Specifically search for antibiotic resistance genes based on taxonomy, source, and keywords using Antibiotic Resistance Search.

_*Note_: Search results are displayed in a Specialty Genes List, described above.


*Extensive Manual Curation of Virulence Factors by the PATRIC Team:*

PATRIC_VF is a manually curated virulence factor database, which contains the genes identified as playing a role in virulence in certain organisms.  Each PATRIC_VF gene is linked to one or more journal articles that establish its virulence based on experimental evidence.  The associated assertion sentence(s) from the journal article are included.

Current Number of Manually Curated PATRIC_VF by Genus

Genus

Genes

Mycobacterium

700

Salmonella

751

Escherichia

278

Listeria

263

Shigella

127

Bartonella

34

Access and filter the entire PATRIC_VF database directly.

How Our Curators Identify the PATRIC_VF Genes:

PubMed searches using the genus name and the term “virulence” are used as a first pass to identify genes that are associated with the virulence of the organism.  Papers are examined, and if they provide direct evidence of the gene’s importance in virulence, the PubMed ID and the gene, genome, and host names are collected from the article as well as sentences that identify the role the gene has in virulence.  In addition, curators assign a “Virulence Factor Category” from an internally derived nomenclature.

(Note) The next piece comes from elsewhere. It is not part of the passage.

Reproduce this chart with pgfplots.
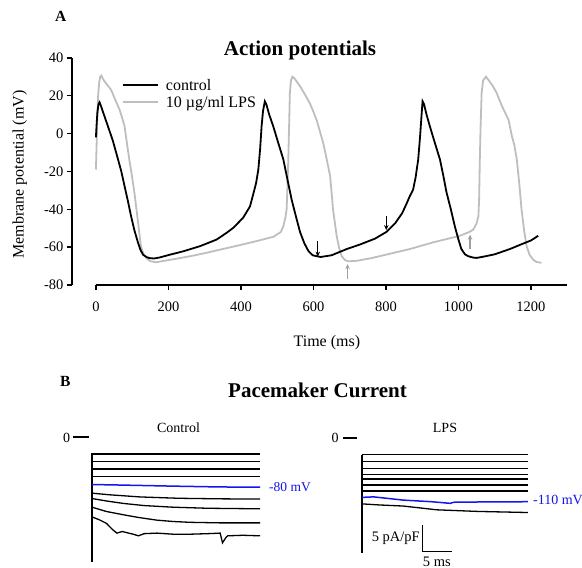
\documentclass[border=0pt]{standalone}
\usepackage{fontspec}
\setmainfont{Liberation Serif}
\usepackage{pgfplots}
\pgfplotsset{compat=1.18}
\usetikzlibrary{arrows.meta}
\definecolor{lpsgray}{RGB}{190,190,190}
\definecolor{arrgray}{RGB}{160,160,160}
\definecolor{trblue}{RGB}{20,20,235}
\newcommand\fs[1]{\fontsize{#1bp}{#1bp}\selectfont}
\begin{document}
\begin{tikzpicture}
\path[use as bounding box] (0,0) rectangle (582bp,568bp);
% ---------------- Panel A ----------------
\begin{axis}[
  at={(72bp,283bp)}, anchor=south west, scale only axis,
  width=495.2bp, height=227.2bp,
  xmin=-66, xmax=1300, ymin=-80, ymax=40,
  axis y line*=left, axis x line*=bottom,
  x axis line style={draw=none},
  y axis line style={line width=1.5bp},
  tick align=outside, major tick length=5bp,
  major tick style={black, line width=1.5bp},
  xtick={0,200,...,1200}, xticklabels={0,200,400,600,800,1000,1200},
  ytick={-80,-60,...,40}, yticklabels={-80,-60,-40,-20,0,20,40},
  ticklabel style={font=\fs{14.5}},
  xticklabel style={yshift=-8.5bp},
  xlabel={Time (ms)}, ylabel={Membrane potential (mV)},
  xlabel style={at={(axis cs:637,-110.4)}, anchor=center, font=\fs{16}},
  ylabel style={at={(axis cs:-210,-21.7)}, anchor=center, font=\fs{16}},
  clip=false,
  legend style={draw=none, fill=none, font=\fs{16}, at={(axis cs:70.3,28.8)}, anchor=north west,
    inner sep=0pt, row sep=0pt, column sep=6bp,
    nodes={inner sep=1.5bp, text height=10bp, text depth=3.5bp}, cells={anchor=west}},
  legend image code/.code={\draw[#1] (0bp,2.3bp) -- (35bp,2.3bp);},
]
\draw[line width=1.5bp] (axis cs:0,-80) -- (axis cs:1300,-80);
\addplot[lpsgray, line width=1.8bp, forget plot] coordinates {
(0,-19) (2,-5) (4,10) (6,20) (9,27) (12,30) (15,30.6) (22,28) (32,25.5) (42,23) (54,17.5) (65,12.7) (72,8.5) (79,3.9) (85,-4.5) (92,-13.7) (99,-22) (106,-31) (115,-45) (124,-59.5) (131,-63.5) (138,-65.5) (145,-66.8) (152,-67.5) (165,-68) (180,-67.5) (220,-66.2) (260,-64.8) (300,-63.2) (350,-61) (400,-58.8) (450,-56.5) (490,-54.5) (510,-52) (517,-49) (523,-44) (526,-40) (528,-30) (530.6,-13.7) (533,5) (535,21.6) (538,28) (542,30) (548,29) (563,25) (577,20.5) (590,16) (600,11.5) (609,7) (618,1) (627,-5) (636,-13) (646,-22.5) (650,-31) (654,-40) (659,-47) (664,-54) (671,-60.5) (678,-64.8) (687,-66.8) (696,-67.5) (720,-67.2) (760,-65.8) (800,-64) (866,-61) (930,-57.5) (1004,-54) (1030,-52) (1041,-50.7) (1050,-47.5) (1055,-43.7) (1057,-35) (1059,-13.7) (1061,3) (1064,21.6) (1068,28) (1076,30) (1082,28.5) (1095,25) (1105,21.6) (1120,14.5) (1130,10.5) (1138,7.4) (1147,-1) (1154,-6) (1161,-13.7) (1168,-27) (1174,-40) (1181,-51) (1188,-59.5) (1196,-64) (1206,-66.6) (1215,-67.8) (1229,-68.3)};
\addplot[black, line width=1.8bp] coordinates {
(0,-2) (2,5) (4,11) (7,15.5) (10,16.5) (14,14.5) (22,10) (33,3.9) (47,-4) (61,-13.7) (70,-20) (79,-27.8) (88,-35.5) (97,-43.7) (106,-51) (116,-57.6) (123,-61.5) (130,-64) (140,-65.3) (148,-65.8) (160,-66) (175,-65.5) (204,-64) (241,-62.2) (287,-59.5) (333,-56) (360,-52.5) (379,-49.8) (406,-44.5) (425,-38.5) (434,-32) (442,-26) (448,-19) (453,-8) (457,3.9) (461,12) (466,17) (470,15.5) (478,10) (489,3.9) (503,-5) (517,-13.7) (528,-24) (540,-35) (552,-44) (563,-52) (575,-58) (586,-62) (598,-64.3) (609,-64.8) (620,-65.2) (650,-64.3) (692,-61) (730,-58.5) (770,-55.5) (801,-52) (825,-47.5) (845,-42) (857,-37) (866,-33) (875,-29.6) (882,-23) (889,-13.7) (894,-2) (898,9) (901,17) (905,15.5) (912,10) (921,3.9) (935,-5) (949,-13.7) (958,-22) (967,-31) (979,-40) (990,-49) (1000,-56) (1008,-61) (1018,-63.8) (1027,-64.8) (1040,-65.5) (1050,-65.7) (1070,-65) (1100,-63.8) (1142,-61) (1180,-58) (1200,-56.5) (1220,-54)};
\addlegendentry{control}
\addlegendimage{lpsgray, line width=1.8bp}
\addlegendentry{10 µg/ml LPS}
\draw[black, line width=1.3bp, -{Stealth[length=5bp,width=4.5bp]}] (axis cs:612,-57) -- (axis cs:612,-65);
\draw[black, line width=1.3bp, -{Stealth[length=5bp,width=4.5bp]}] (axis cs:801,-43.3) -- (axis cs:801,-51);
\draw[arrgray, line width=1.3bp, -{Stealth[length=5bp,width=4.5bp]}] (axis cs:694,-77) -- (axis cs:694,-69);
\draw[arrgray, line width=1.3bp, -{Stealth[length=5bp,width=4.5bp]}] (axis cs:1032,-61) -- (axis cs:1032,-53.4);
\end{axis}
\node[anchor=base west, font=\fs{15.5}\bfseries, inner sep=0pt] at (55bp,546.3bp) {A};
\node[anchor=base, font=\fs{21}\bfseries, inner sep=0pt] at (300bp,512bp) {Action potentials};
% ---------------- Panel B ----------------
\node[anchor=base west, font=\fs{15.5}\bfseries, inner sep=0pt] at (60bp,181bp) {B};
\node[anchor=base, font=\fs{21}\bfseries, inner sep=0pt] at (317.5bp,170.7bp) {Pacemaker Current};
\node[anchor=base, font=\fs{14}, inner sep=0pt] at (178.5bp,135bp) {Control};
\node[anchor=base, font=\fs{14}, inner sep=0pt] at (445bp,135.3bp) {LPS};
\node[anchor=center, font=\fs{14}, inner sep=0pt] at (66.5bp,130.5bp) {0};
\draw[line width=1.5bp] (73bp,131bp) -- (89bp,131bp);
\node[anchor=center, font=\fs{14}, inner sep=0pt] at (335bp,130bp) {0};
\draw[line width=1.5bp] (343bp,130bp) -- (357bp,130bp);
\node[anchor=west, font=\fs{13.5}, text=trblue, inner sep=0pt] at (269bp,81bp) {-80 mV};
\node[anchor=west, font=\fs{14}, text=trblue, inner sep=0pt] at (533bp,68bp) {-110 mV};
\begin{axis}[at={(92bp,1.4bp)}, anchor=south west, x=5.8bp, y=5.4bp,
  xmin=0, xmax=29, ymin=-24, ymax=0, hide axis, clip=false]
\addplot[black, line width=1.3bp] coordinates {(0,-3.0) (0,-23.1)};
\addplot[black, line width=1.3bp] coordinates {(0,-3.15) (29,-3.15)};
\addplot[black, line width=1.3bp] coordinates {(0,-4.57) (29,-4.57)};
\addplot[black, line width=1.3bp] coordinates {(0,-5.93) (29,-5.93)};
\addplot[black, line width=1.3bp] coordinates {(0,-7.35) (29,-7.35)};
\addplot[trblue, line width=1.5bp] coordinates {(0,-8.8) (5,-8.9) (14,-9.1) (22,-9.25) (29,-9.3)};
\addplot[black, line width=1.3bp] coordinates {(0,-10.4) (3,-10.7) (8.3,-11.1) (15,-11.35) (22,-11.45) (29,-11.5)};
\addplot[black, line width=1.3bp] coordinates {(0,-11.4) (2.5,-11.85) (5.4,-12.3) (9,-12.7) (14,-13.0) (20,-13.2) (29,-13.3)};
\addplot[black, line width=1.3bp] coordinates {(0,-13.0) (2.5,-13.8) (5.4,-14.4) (8,-14.9) (11.2,-15.4) (14,-15.65) (16.9,-15.8) (22,-15.9) (29,-15.9)};
\addplot[black, line width=1.3bp] coordinates {(0,-14.8) (1.2,-15.3) (2.5,-16.0) (3.6,-17.2) (4.3,-17.8) (5.2,-17.5) (7.1,-18.0) (8,-18.3) (9,-17.9) (11.2,-17.8) (14,-18.0) (16.9,-18.0) (20,-17.9) (22.1,-17.8) (22.5,-19.6) (23.1,-18.6) (23.4,-18.3) (26,-18.2) (29,-18.3)};
\end{axis}
\begin{axis}[at={(362bp,0.4bp)}, anchor=south west, x=5.8bp, y=5.4bp,
  xmin=0, xmax=28.6, ymin=-24, ymax=0, hide axis, clip=false]
\addplot[black, line width=1.3bp] coordinates {(0,-3.1) (0,-21.3)};
\addplot[black, line width=1.3bp] coordinates {(0,-3.1) (28.6,-3.1)};
\addplot[black, line width=1.3bp] coordinates {(0,-4.4) (28.6,-4.4)};
\addplot[black, line width=1.3bp] coordinates {(0,-5.7) (28.6,-5.7)};
\addplot[black, line width=1.3bp] coordinates {(0,-6.7) (28.6,-6.7)};
\addplot[black, line width=1.3bp] coordinates {(0,-7.6) (28.6,-7.6)};
\addplot[black, line width=1.3bp] coordinates {(0,-8.7) (28.6,-8.7)};
\addplot[black, line width=1.3bp] coordinates {(0,-9.8) (28.6,-9.8)};
\addplot[trblue, line width=1.5bp] coordinates {(0,-11.0) (2,-10.9) (7.1,-11.5) (12,-11.8) (15.2,-12.1) (15.8,-11.9) (20,-11.85) (28.6,-11.8)};
\addplot[black, line width=1.3bp] coordinates {(0,-12.2) (3,-12.4) (7.1,-12.6) (10,-12.95) (12.9,-13.3) (20,-13.6) (28.6,-13.8)};
\draw[black, line width=1bp] (axis cs:10.5,-16.1) -- (axis cs:10.5,-21.1) -- (axis cs:15.5,-21.1);
\node[anchor=east, font=\fs{14.5}, inner sep=0pt] at (axis cs:10.0,-18.6) {5 pA/pF};
\node[anchor=center, font=\fs{14.5}, inner sep=0pt] at (axis cs:12.9,-22.9) {5 ms};
\end{axis}
\end{tikzpicture}
\end{document}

Once this information is collected, a search of the PATRIC database is initiated to find the genome that matches the one described in the article.  If the same genome is located, there is a search for the gene described in the paper.  If both match, there is a direct link between the published source and the gene.  If the gene cannot be found, it’s not assigned to PATRIC_VF.  If the genome is not found, a search is initiated for the same gene in a different genome.  If this is identified, an indirect link is established between the gene and the published article.  This is indicated by the source genome and the PATRIC genome having different strain names.